● TASK GOAL
Begin at the top of the entries below and write out every line through the one containing "75.2, 73.7, 71.7, 68.9, 66.9, 65.3, 63.3, 61.7, 60.1, 58.1]", excluding pictures.

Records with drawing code
-- Start --

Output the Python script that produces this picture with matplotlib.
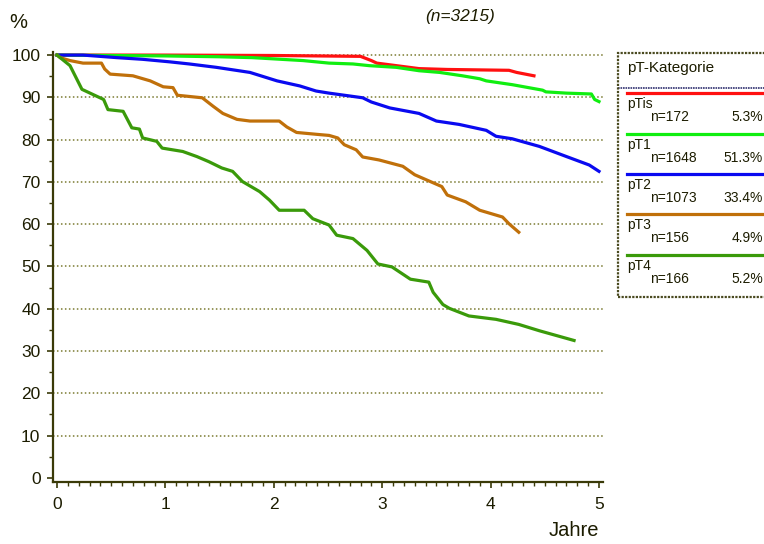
import matplotlib
matplotlib.use("Agg")
import matplotlib.pyplot as plt
from matplotlib.lines import Line2D
from matplotlib.patches import Rectangle
from matplotlib.ticker import MultipleLocator

plt.rcParams['font.family'] = ['Liberation Sans', 'DejaVu Sans']

# ---- data -------------------------------------------------------------
groups = ["pTis", "pT1", "pT2", "pT3", "pT4"]
group_n = ["n=172", "n=1648", "n=1073", "n=156", "n=166"]
group_pct = ["5.3%", "51.3%", "33.4%", "4.9%", "5.2%"]
total_label = "(n=3215)"

t_pTis = [0, 1.0, 2.0, 2.8, 2.9, 2.95, 3.13, 3.34, 3.6, 4.17, 4.24, 4.4]
s_pTis = [100, 100, 99.9, 99.7, 98.7, 98.1, 97.5, 96.8, 96.6, 96.4, 95.9, 95.1]

t_pT1 = [0, 0.5, 1.0, 1.5, 1.8, 2.27, 2.51, 2.73, 2.88, 3.13, 3.34, 3.53, 3.74,
         3.9, 3.96, 4.2, 4.48, 4.51, 4.7, 4.93, 4.96, 5.0]
s_pT1 = [100, 99.9, 99.8, 99.6, 99.4, 98.7, 98.1, 97.9, 97.5, 97.1, 96.3, 95.9, 95.1,
         94.4, 93.9, 93.0, 91.7, 91.3, 91.0, 90.8, 89.5, 89.0]

t_pT2 = [0, 0.24, 0.55, 0.79, 1.04, 1.22, 1.47, 1.78, 2.03, 2.24, 2.39, 2.51, 2.82,
         2.90, 3.07, 3.34, 3.50, 3.71, 3.96, 4.05, 4.20, 4.45, 4.70, 4.91, 5.0]
s_pT2 = [100, 100, 99.4, 99.0, 98.4, 97.9, 97.1, 95.9, 93.9, 92.7, 91.5, 91.0, 89.9,
         88.9, 87.5, 86.2, 84.4, 83.6, 82.2, 80.8, 80.2, 78.4, 76.0, 74.0, 72.5]

t_pT3 = [0, 0.03, 0.12, 0.24, 0.41, 0.44, 0.49, 0.70, 0.86, 0.98, 1.07, 1.11, 1.34,
         1.44, 1.53, 1.66, 1.78, 2.05, 2.12, 2.21, 2.42, 2.51, 2.59, 2.65, 2.76, 2.82,
         2.97, 3.19, 3.30, 3.55, 3.60, 3.77, 3.90, 4.11, 4.17, 4.26]
s_pT3 = [100, 99.4, 98.7, 98.1, 98.1, 96.7, 95.5, 95.1, 93.9, 92.5, 92.3, 90.5, 89.9,
         87.9, 86.2, 84.8, 84.4, 84.4, 83.0, 81.7, 81.2, 81.0, 80.4, 78.8, 77.6, 75.9,
         75.2, 73.7, 71.7, 68.9, 66.9, 65.3, 63.3, 61.7, 60.1, 58.1]

t_pT4 = [0, 0.12, 0.23, 0.33, 0.43, 0.47, 0.61, 0.69, 0.76, 0.79, 0.92, 0.97, 1.16,
         1.29, 1.40, 1.52, 1.62, 1.71, 1.87, 1.96, 2.05, 2.28, 2.36, 2.51, 2.58, 2.73,
         2.86, 2.96, 3.09, 3.26, 3.43, 3.47, 3.56, 3.62, 3.80, 4.05, 4.26, 4.45, 4.77]
s_pT4 = [100, 97.5, 91.9, 90.7, 89.5, 87.1, 86.7, 82.8, 82.5, 80.4, 79.6, 78.0, 77.2,
         76.0, 74.8, 73.3, 72.5, 70.1, 67.7, 65.7, 63.3, 63.3, 61.3, 59.8, 57.4, 56.6,
         53.8, 50.6, 49.9, 47.0, 46.3, 43.9, 41.0, 40.1, 38.3, 37.5, 36.3, 34.8, 32.5]

x_ticks = [0, 1, 2, 3, 4, 5]
y_ticks = [0, 10, 20, 30, 40, 50, 60, 70, 80, 90, 100]

# ---- styling ----------------------------------------------------------
colors = ["#ff1010", "#10ee10", "#0a0af0", "#c0700a", "#3a9a0a"]
axis_col = "#3a3a08"
text_col = "#1c1c00"
grid_col = "#7a7a30"

W, H = 764, 544
fig = plt.figure(figsize=(W / 100, H / 100), dpi=100)

def fx(px):
    return px / W

def fy(py):
    return 1 - py / H

ax_l, ax_r, ax_t, ax_b = 53, 603, 51.7, 481.7
ax = fig.add_axes([fx(ax_l), fy(ax_b), fx(ax_r - ax_l), (ax_b - ax_t) / H])
ax.set_xlim(-0.037, 5.037)
ax.set_ylim(-0.9, 100.8)

for sp in ["top", "right"]:
    ax.spines[sp].set_visible(False)
for sp in ["left", "bottom"]:
    ax.spines[sp].set_color(axis_col)
    ax.spines[sp].set_linewidth(1.6)

ax.set_xticks(x_ticks)
ax.set_yticks(y_ticks)
ax.xaxis.set_minor_locator(MultipleLocator(0.1))
ax.yaxis.set_minor_locator(MultipleLocator(5))
ax.tick_params(axis="both", which="major", direction="out", length=4, width=1.2,
               color=axis_col, labelcolor=text_col, labelsize=12.5)
ax.tick_params(axis="both", which="minor", direction="out", length=3, width=1.0,
               color=axis_col)
ax.tick_params(axis="x", which="major", pad=7)
ax.tick_params(axis="y", which="major", pad=5)

for yv in y_ticks[1:]:
    ax.axhline(yv, color=grid_col, linestyle=(0, (1, 1.6)), linewidth=1.1, zorder=1)

series = [(t_pTis, s_pTis), (t_pT1, s_pT1), (t_pT2, s_pT2), (t_pT3, s_pT3), (t_pT4, s_pT4)]
for (t, s), c in zip(series, colors):
    ax.plot(t, s, color=c, linewidth=2.3, solid_joinstyle="round", zorder=3)

# labels
fig.text(fx(18), fy(22), "%", fontsize=14.5, color=text_col, ha="center", va="center")
fig.text(fx(574), fy(530), "Jahre", fontsize=14.5, color=text_col, ha="center", va="center")
fig.text(fx(460), fy(17), total_label, fontsize=12.5, color=text_col, ha="center",
         va="center", style="italic")

# ---- legend box -------------------------------------------------------
box_l, box_t, box_b = 618, 53, 297
fig.patches.append(Rectangle((fx(box_l), fy(box_b)), fx(780 - box_l), (box_b - box_t) / H,
                             transform=fig.transFigure, fill=False, edgecolor="#4a4a20",
                             linewidth=1.6, linestyle=(0, (1, 0.6)), zorder=5))
fig.text(fx(627), fy(68), "pT-Kategorie", fontsize=11, color=text_col,
         ha="left", va="center")
fig.lines.append(Line2D([fx(618), fx(770)], [fy(88), fy(88)], transform=fig.transFigure,
                        color="#303070", linewidth=1.2, linestyle=(0, (1, 0.5))))

line_y = [93, 134, 174, 214, 255]
for i, (g, n, p) in enumerate(zip(groups, group_n, group_pct)):
    ly = line_y[i]
    fig.lines.append(Line2D([fx(627), fx(770)], [fy(ly), fy(ly)], transform=fig.transFigure,
                            color=colors[i], linewidth=2.3))
    fig.text(fx(627), fy(ly + 11), g, fontsize=10, color=text_col, ha="left", va="center")
    fig.text(fx(650), fy(ly + 24), n, fontsize=10, color=text_col, ha="left", va="center")
    fig.text(fx(763), fy(ly + 24), p, fontsize=10, color=text_col, ha="right", va="center")

fig.savefig("out.png", dpi=100)
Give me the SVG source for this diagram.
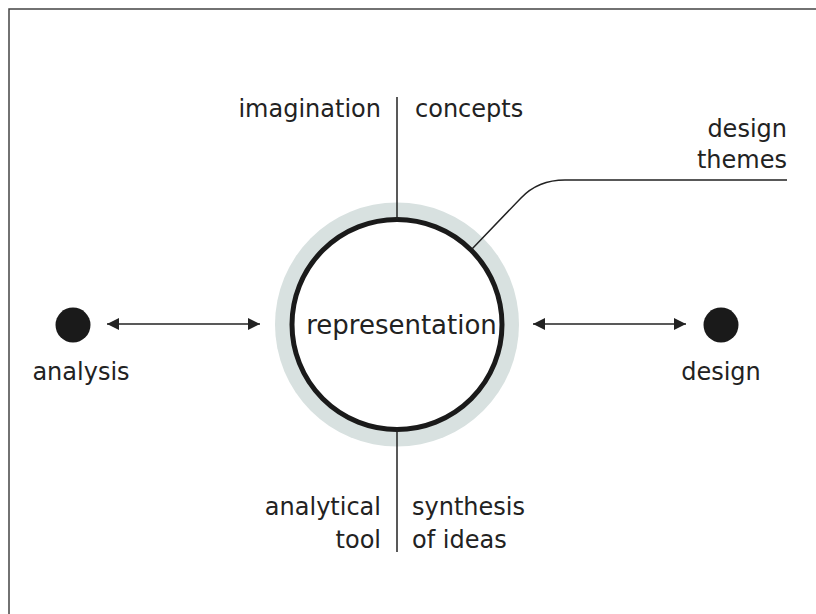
<svg xmlns="http://www.w3.org/2000/svg" width="816" height="614" viewBox="0 0 816 614">
<style>
text{font-family:"DejaVu Sans","Noto Sans",sans-serif;font-size:24px;fill:#222}
.r{text-anchor:end}
.m{text-anchor:middle}
.ln{stroke:#222;stroke-width:1.5;fill:none}
</style>
<defs>
<marker id="ah" viewBox="0 0 12 12" refX="12" refY="6" markerWidth="12" markerHeight="12" markerUnits="userSpaceOnUse" orient="auto-start-reverse">
<path d="M0,0 L12,6 L0,12 Z" fill="#222"/>
</marker>
</defs>
<rect width="816" height="614" fill="#fff"/>
<path d="M9,614 V9 H816" fill="none" stroke="#444" stroke-width="1.5"/>
<g id="representation">
<circle cx="397" cy="324.5" r="122" fill="#d8e1e0"/>
<circle cx="397" cy="324.5" r="105" fill="#fff" stroke="#1a1a1a" stroke-width="5"/>
<text class="m" x="401.5" y="334" style="font-size:26px">representation</text>
</g>
<g id="connectors">
<line class="ln" x1="397" y1="97" x2="397" y2="219"/>
<line class="ln" x1="397" y1="430" x2="397" y2="552"/>
<path class="ln" d="M472,249 L521,198 Q538,180 565,180 L787,180"/>
<line class="ln" x1="107" y1="324" x2="260" y2="324" marker-start="url(#ah)" marker-end="url(#ah)"/>
<line class="ln" x1="533" y1="324" x2="686" y2="324" marker-start="url(#ah)" marker-end="url(#ah)"/>
</g>
<g id="analysis">
<circle cx="73" cy="325" r="17.5" fill="#1a1a1a"/>
<text class="m" x="81" y="380">analysis</text>
</g>
<g id="design">
<circle cx="721" cy="325" r="17.5" fill="#1a1a1a"/>
<text class="m" x="721" y="380">design</text>
</g>
<g id="imagination"><text class="r" x="381" y="117">imagination</text></g>
<g id="concepts"><text x="415" y="117">concepts</text></g>
<g id="design-themes"><text class="r" x="787" y="137">design</text><text class="r" x="787" y="168">themes</text></g>
<g id="analytical-tool"><text class="r" x="381" y="515">analytical</text><text class="r" x="381" y="548">tool</text></g>
<g id="synthesis-of-ideas"><text x="412" y="515">synthesis</text><text x="412" y="548">of ideas</text></g>
</svg>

-- End --

● TASK OUTPUT
Output the Python script that produces this picture with matplotlib.
import matplotlib
matplotlib.use("Agg")
import matplotlib.pyplot as plt
from matplotlib.lines import Line2D
from matplotlib.patches import Rectangle
from matplotlib.ticker import MultipleLocator

plt.rcParams['font.family'] = ['Liberation Sans', 'DejaVu Sans']

# ---- data -------------------------------------------------------------
groups = ["pTis", "pT1", "pT2", "pT3", "pT4"]
group_n = ["n=172", "n=1648", "n=1073", "n=156", "n=166"]
group_pct = ["5.3%", "51.3%", "33.4%", "4.9%", "5.2%"]
total_label = "(n=3215)"

t_pTis = [0, 1.0, 2.0, 2.8, 2.9, 2.95, 3.13, 3.34, 3.6, 4.17, 4.24, 4.4]
s_pTis = [100, 100, 99.9, 99.7, 98.7, 98.1, 97.5, 96.8, 96.6, 96.4, 95.9, 95.1]

t_pT1 = [0, 0.5, 1.0, 1.5, 1.8, 2.27, 2.51, 2.73, 2.88, 3.13, 3.34, 3.53, 3.74,
         3.9, 3.96, 4.2, 4.48, 4.51, 4.7, 4.93, 4.96, 5.0]
s_pT1 = [100, 99.9, 99.8, 99.6, 99.4, 98.7, 98.1, 97.9, 97.5, 97.1, 96.3, 95.9, 95.1,
         94.4, 93.9, 93.0, 91.7, 91.3, 91.0, 90.8, 89.5, 89.0]

t_pT2 = [0, 0.24, 0.55, 0.79, 1.04, 1.22, 1.47, 1.78, 2.03, 2.24, 2.39, 2.51, 2.82,
         2.90, 3.07, 3.34, 3.50, 3.71, 3.96, 4.05, 4.20, 4.45, 4.70, 4.91, 5.0]
s_pT2 = [100, 100, 99.4, 99.0, 98.4, 97.9, 97.1, 95.9, 93.9, 92.7, 91.5, 91.0, 89.9,
         88.9, 87.5, 86.2, 84.4, 83.6, 82.2, 80.8, 80.2, 78.4, 76.0, 74.0, 72.5]

t_pT3 = [0, 0.03, 0.12, 0.24, 0.41, 0.44, 0.49, 0.70, 0.86, 0.98, 1.07, 1.11, 1.34,
         1.44, 1.53, 1.66, 1.78, 2.05, 2.12, 2.21, 2.42, 2.51, 2.59, 2.65, 2.76, 2.82,
         2.97, 3.19, 3.30, 3.55, 3.60, 3.77, 3.90, 4.11, 4.17, 4.26]
s_pT3 = [100, 99.4, 98.7, 98.1, 98.1, 96.7, 95.5, 95.1, 93.9, 92.5, 92.3, 90.5, 89.9,
         87.9, 86.2, 84.8, 84.4, 84.4, 83.0, 81.7, 81.2, 81.0, 80.4, 78.8, 77.6, 75.9,
         75.2, 73.7, 71.7, 68.9, 66.9, 65.3, 63.3, 61.7, 60.1, 58.1]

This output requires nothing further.